Total construction spending has declined 1.5% since the January peak with new residential steady, remodeling up 2.3%, nonresidential down 2.7%, and heavy off 5.7%. Residential trends will hold, but nonres and heavy spending are expected to be rising by summer. This is because of the $190 billion tax cut due by the end of 2004, at least a 5% rise in federal highway funds, and the return of speculative commercial building, anticipating stronger space demand next year.

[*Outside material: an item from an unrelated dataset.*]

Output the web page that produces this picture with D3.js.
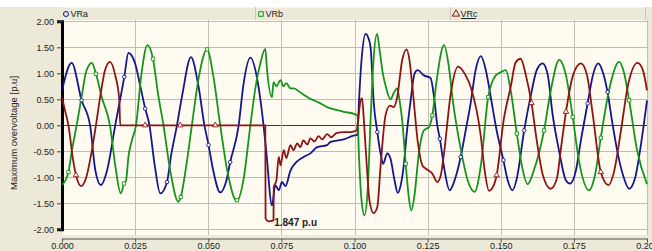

Highway construction spending fell 6% in the last three months from the previous three months. Bad weather contributed to the fall, but government issues were more significant. The flow of federal money slowed to avoid aggravating the overall deficit. And state and local highway departments abruptly slowed spending to balance budgets late in the fiscal year. These restraints will ease in the summer, so the pace of spending will pick up.

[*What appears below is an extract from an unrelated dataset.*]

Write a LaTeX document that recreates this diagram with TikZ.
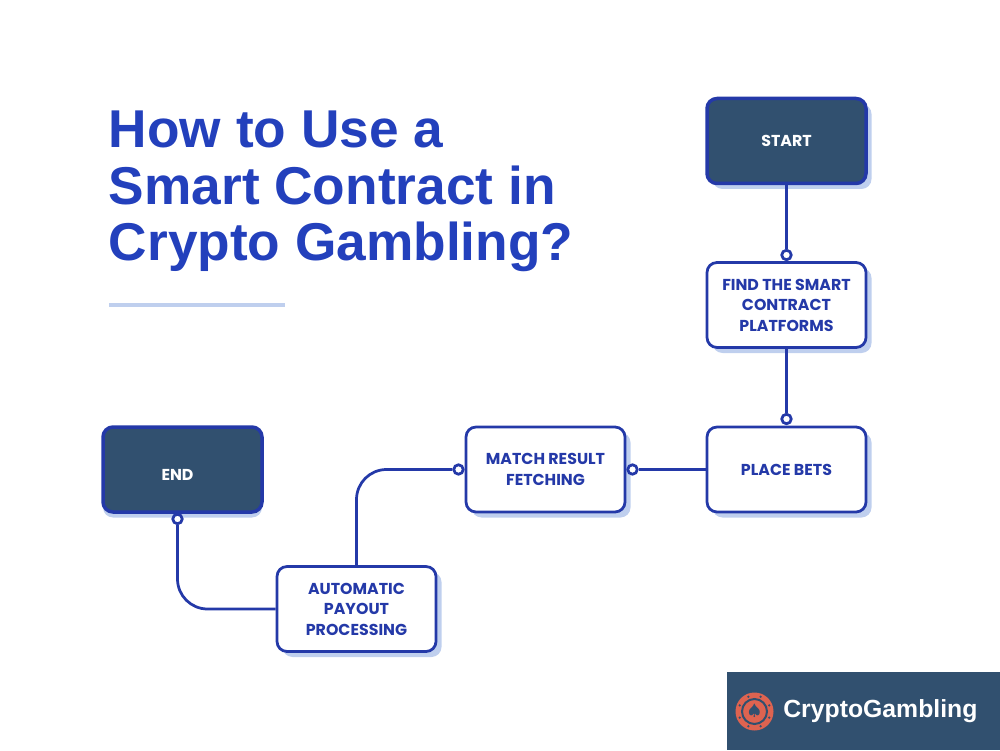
\documentclass[tikz,border=0pt]{standalone}
\usepackage{fontspec}
\setmainfont{Poppins}
\newfontfamily\logofont{Liberation Sans}
\usetikzlibrary{shadows}
\definecolor{flowblue}{HTML}{2439A8}
\definecolor{titleblue}{HTML}{2340BC}
\definecolor{shadowblue}{HTML}{BFCFEE}
\definecolor{darkslate}{HTML}{31506F}
\definecolor{chipred}{HTML}{DE6350}
\tikzset{
	stepbox/.style={draw=flowblue, line width=0.055cm, rounded corners=0.2cm, minimum width=3.18cm, minimum height=1.7cm,
		align=center, inner sep=0pt, font=\bfseries\fontsize{9}{11.7}\selectfont},
	boxshadow/.style={copy shadow={shadow xshift=#1, shadow yshift=-0.11cm, draw=none, fill=shadowblue}},
	whitebox/.style={stepbox, boxshadow=0.11cm, fill=white, text=flowblue},
	darkbox/.style={stepbox, fill=darkslate, text=white, line width=0.07cm},
	boxtext/.style={inner sep=0pt, text=white, font=\bfseries\fontsize{9}{11.7}\selectfont},
	joint/.style={circle, draw=flowblue, fill=white, line width=0.055cm, minimum size=0.19cm, inner sep=0pt},
	link/.style={draw=flowblue, line width=0.055cm}
}
\begin{document}
\begin{tikzpicture}
		%%%%% START %%%%%
		\useasboundingbox (0, 0) rectangle (20, 15);

		\node[anchor=north west, inner sep=0pt, align=left, text=titleblue, font=\logofont\bfseries\fontsize{30.3}{32.1}\selectfont] (title) at (2.17, 12.78) {How to Use a\\Smart Contract in\\Crypto Gambling?};
		\draw[line width=0.07cm, color=shadowblue] (2.18, 8.9) -- (5.7, 8.9);

		\node[darkbox, boxshadow=0.11cm] (start) at (15.73, 12.18) {START};
		\node[whitebox] (find) at (15.73, 8.9) {FIND THE SMART\\CONTRACT\\PLATFORMS};
		\node[whitebox] (place) at (15.73, 5.61) {PLACE BETS};
		\node[whitebox] (match) at (10.91, 5.61) {MATCH RESULT\\FETCHING};
		\node[whitebox] (payout) at (7.13, 2.82) {AUTOMATIC\\PAYOUT\\PROCESSING};
		\node[darkbox, boxshadow=0cm] (end) at (3.65, 5.61) {};
		\node[boxtext] (endtext) at (3.55, 5.51) {END};

		\node[joint] (j1) at (15.73, 9.9) {};
		\node[joint] (j2) at (15.73, 6.62) {};
		\node[joint] (j3) at (12.65, 5.61) {};
		\node[joint] (j4) at (9.17, 5.61) {};
		\node[joint] (j5) at (3.55, 4.62) {};

		\draw[link] (start) -- (j1);
		\draw[link] (find) -- (j2);
		\draw[link] (place) -- (j3);
		\draw[link, rounded corners=0.6cm] (j4) -| (payout);
		\draw[link, rounded corners=0.6cm] (j5) |- (payout);

		\fill[darkslate] (14.54, 0) rectangle (20, 1.56);
		\fill[chipred] (15.09, 0.77) circle (0.38);
		\draw[darkslate, line width=0.04cm] (15.09, 0.77) circle (0.25);
		\foreach \a in {0,45,...,315}
			\fill[darkslate] (15.09, 0.77) ++(\a+22.5:0.32) circle (0.025);
		\node[text=darkslate, inner sep=0pt, font=\fontsize{9}{9}\selectfont] (suit) at (15.09, 0.77) {$\spadesuit$};
		\node[anchor=west, inner sep=0pt, text=white, font=\logofont\bfseries\fontsize{14.1}{16}\selectfont] (logo) at (15.66, 0.77) {CryptoGambling};
		%%%%% END %%%%%
	\end{tikzpicture}
\end{document}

Growth in 1Q GDP was revised up slightly to 1.9%. All of the cyclical sectors except construction were weak. Residential construction rose at an 11% annual pace, and spending on nonresidential buildings was unchanged. Exports were unchanged, business investment and consumer durables declined slightly, and inventories fell relative to sales. The modest growth was the result of a large gain in consumer packaged goods purchases and a decline in imports as the dollar depreciated.
Construction equipment prices are up 1% year-to-date through April after nearly a year of no change. This was spurred by the 8% increase in equipment sales from April through December last year. But equipment sales have fallen 15% so far in 2003 during the weak winter quarter. There is a risk of substantial price increases for imported and import-competitive equipment at the end of the year from the continuing dollar depreciation.

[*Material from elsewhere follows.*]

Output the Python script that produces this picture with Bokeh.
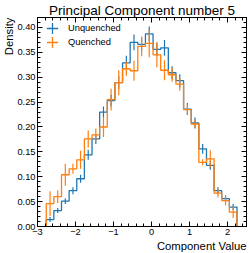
import numpy as np
from bokeh.plotting import figure
from bokeh.models import (LinearAxis, Range1d, FixedTicker, Title, Legend, LegendItem,
                          PrintfTickFormatter, ColumnDataSource)
from bokeh.embed import file_html
from bokeh.resources import INLINE

# ---- data ----
bin_lo = -2.77
bin_hi = 2.25
n_bins = 25

unquenched_vals = [0.014, 0.032, 0.051, 0.072, 0.096, 0.144, 0.176, 0.230, 0.253, 0.289,
                   0.329, 0.370, 0.366, 0.387, 0.356, 0.359, 0.309, 0.293, 0.236, 0.208,
                   0.156, 0.123, 0.072, 0.056, 0.039]
unquenched_err = [0.005, 0.005, 0.006, 0.007, 0.008, 0.010, 0.010, 0.011, 0.012, 0.013,
                  0.014, 0.016, 0.014, 0.015, 0.014, 0.016, 0.013, 0.013, 0.012, 0.011,
                  0.010, 0.009, 0.007, 0.007, 0.006]
quenched_vals = [0.046, 0.060, 0.104, 0.116, 0.134, 0.176, 0.184, 0.200, 0.255, 0.289,
                 0.317, 0.313, 0.362, 0.368, 0.345, 0.314, 0.305, 0.286, 0.235, 0.206,
                 0.129, 0.136, 0.067, 0.052, 0.029]
quenched_err = [0.025, 0.013, 0.022, 0.010, 0.018, 0.017, 0.013, 0.020, 0.022, 0.025,
                0.014, 0.020, 0.020, 0.028, 0.025, 0.020, 0.014, 0.013, 0.010, 0.008,
                0.006, 0.017, 0.008, 0.010, 0.012]

x_ticks = [-3, -2, -1, 0, 1, 2]
y_ticks = [0.0, 0.05, 0.10, 0.15, 0.20, 0.25, 0.30, 0.35, 0.40]

title_text = "Principal Component number 5"
x_label = "Component Value"
y_label = "Density"
series_names = ["Unquenched", "Quenched"]
colors = ["#1f77b4", "#ff7f0e"]

FONT = "Liberation Sans"

edges = np.linspace(bin_lo, bin_hi, n_bins + 1)
centers = 0.5 * (edges[:-1] + edges[1:])


def step_xy(vals):
    xs = np.repeat(edges, 2)
    ys = np.concatenate([[0.0], np.repeat(np.asarray(vals), 2), [0.0]])
    return xs, ys


p = figure(width=249, height=253, x_range=Range1d(-3, 2.5), y_range=Range1d(0, 0.42),
           output_backend="svg", toolbar_location=None, title=None,
           min_border_left=35, min_border_right=3, min_border_top=17, min_border_bottom=27)
p.grid.visible = False
p.outline_line_color = "black"
p.background_fill_color = "white"
p.border_fill_color = "white"

x_minor = np.round(np.arange(-3.0, 2.5001, 0.2), 3).tolist()
y_minor = np.round(np.arange(0.0, 0.4201, 0.01), 3).tolist()


def style_axis(ax, labels=True):
    ax.major_tick_in = 5
    ax.major_tick_out = 0
    ax.minor_tick_in = 3
    ax.minor_tick_out = 0
    ax.axis_line_color = "black"
    ax.major_tick_line_color = "black"
    ax.minor_tick_line_color = "black"
    if labels:
        ax.major_label_text_font = FONT
        ax.major_label_text_font_size = "9.3px"
        ax.major_label_text_color = "black"
        ax.major_label_standoff = 2
    else:
        ax.major_label_text_font_size = "1px"
        ax.major_label_text_color = None
        ax.major_label_standoff = 0


p.xaxis.ticker = FixedTicker(ticks=x_ticks, minor_ticks=x_minor)
p.yaxis.ticker = FixedTicker(ticks=y_ticks, minor_ticks=y_minor)
p.yaxis.formatter = PrintfTickFormatter(format="%.2f")
style_axis(p.xaxis[0])
style_axis(p.yaxis[0])

top_ax = LinearAxis(ticker=FixedTicker(ticks=x_ticks, minor_ticks=x_minor))
style_axis(top_ax, labels=False)
p.add_layout(top_ax, "above")
right_ax = LinearAxis(ticker=FixedTicker(ticks=y_ticks, minor_ticks=y_minor))
style_axis(right_ax, labels=False)
p.add_layout(right_ax, "right")

p.add_layout(Title(text=title_text, align="center", text_font=FONT, text_font_size="13.5px",
                   text_font_style="normal", text_color="black", standoff=0, offset=0), "above")
p.add_layout(Title(text=x_label, align="right", text_font=FONT, text_font_size="11.3px",
                   text_font_style="normal", text_color="black", standoff=0, offset=0), "below")
p.add_layout(Title(text=y_label, align="right", text_font=FONT, text_font_size="11.3px",
                   text_font_style="normal", text_color="black", standoff=0, offset=0), "left")

legend_renderers = []
for vals, errs, col in [(unquenched_vals, unquenched_err, colors[0]),
                        (quenched_vals, quenched_err, colors[1])]:
    xs, ys = step_xy(vals)
    p.line(xs, ys, line_color=col, line_width=1.3)
    v = np.asarray(vals)
    e = np.asarray(errs)
    src = ColumnDataSource(dict(x=centers, y0=v - e, y1=v + e, y=v))
    p.segment(x0="x", y0="y0", x1="x", y1="y1", source=src, line_color=col, line_width=1.2)
    # zero-size crosses at the bin centres: only their legend glyph is visible
    leg = p.scatter(x="x", y="y", source=src, marker="cross", line_color=col,
                    line_width=1.3, size=0)
    legend_renderers.append(leg)

legend_tops = [184, 170]
for i in range(2):
    lg = Legend(items=[LegendItem(label=series_names[i], renderers=[legend_renderers[i]])],
                location=(1, legend_tops[i]), glyph_width=28, glyph_height=28, label_height=28,
                spacing=0, padding=0, margin=0, label_standoff=2,
                label_text_font=FONT, label_text_font_size="9.3px", label_text_color="black",
                border_line_color=None, background_fill_alpha=0)
    p.add_layout(lg)

open("out.html", "w").write(file_html(p, INLINE))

Industrial production has declined for three months through April and is 0.4% below last April. Semiconductors and computers are the only industries with significant growth so far this year. But in both industries, it is more content per part and not more parts. Manufacturing capacity utilization has declined below 75% for the first time since the early 1980s. Only the semiconductor industry is building additional capacity. Nonetheless, a postwar recovery is expected, driven by exports and tax cuts.